Se ha osado hablar de extravagancia “gratuita”, de una especie de simple diversión de su autor, a propósito de la Entrada de Cristo en Bruselas, esa obra maestra donde el vividor y malicioso Ensor compuso con el mismo lenguaje de la santidad bufa y exuberante la crítica de su época. Esta monstruosa cabalgata, donde el vicio y lo irrisorio son patrimonio exclusivo de la sociedad, da la bienvenida a aquel que quiso la paz en la tierra y en el cielo con un lujo ramplón destinado a enmascarar la veracidad de las palabras sobre las que pretende estar edificada la sociedad actual. La enorme parodia, sin embargo comprensible, dio lugar a sabias interpretaciones pero tan fantasiosas que confirman la imagen de “presumidos perdonavidas” de la que habla Ensor al referirse a algunos críticos.

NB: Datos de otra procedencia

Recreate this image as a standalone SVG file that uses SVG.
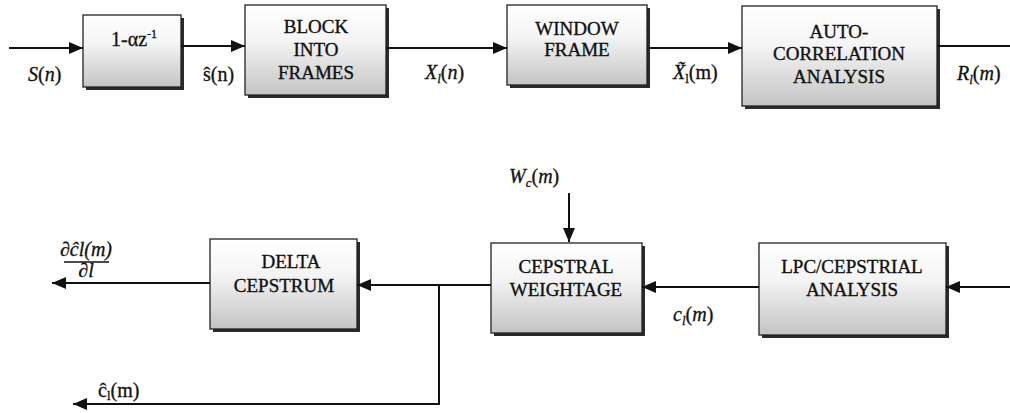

El espíritu reivindicativo de Ensor no se expresa de una manera discursiva, sino a través de la materia pictórica, en alegorías donde sátira y poesía van de la mano completándose y confundiéndose en una única realidad. La búsqueda de la verdad real da a la pintura de Ensor su carácter eminentemente moral. Así, la poesía constituye ese punto de reencuentro donde cristaliza la expresión en apariencia contradictoria de elementos dispersos y, por su poder de convicción, se eleva a la altura de una doctrina. Los espíritus profundamente poéticos, como lo fue Ensor, por pudor, por ocultar su ternura, se refugian bajo una actitud de burla generalizada. Carecen de miedo al ridículo. La ternura que impregna a estos hombres es una extraña cualidad que escapa a la mayor parte de sus coetáneos. Tiene el valor mismo de la verdad y la exquisita delicadeza de las cosas naturales. A través de ella Ensor tuvo el poder de buscar la verdad con todos los recursos de este bien común, la luz. Y luz es para él la que ilumina tanto los objetos terrestres como el espíritu del hombre. Por haber encontrado, con la mayor facilidad, la verdad en la luz y haberla puesto al servicio de la rectitud y de lo humanitario, el nombre de Ensor permanecerá ligado a la posterioridad con aquellos para quienes el arte no es un simple oficio, sino un acto de valentía, la expresión misma de su vida, una manera de vivir y de luchar.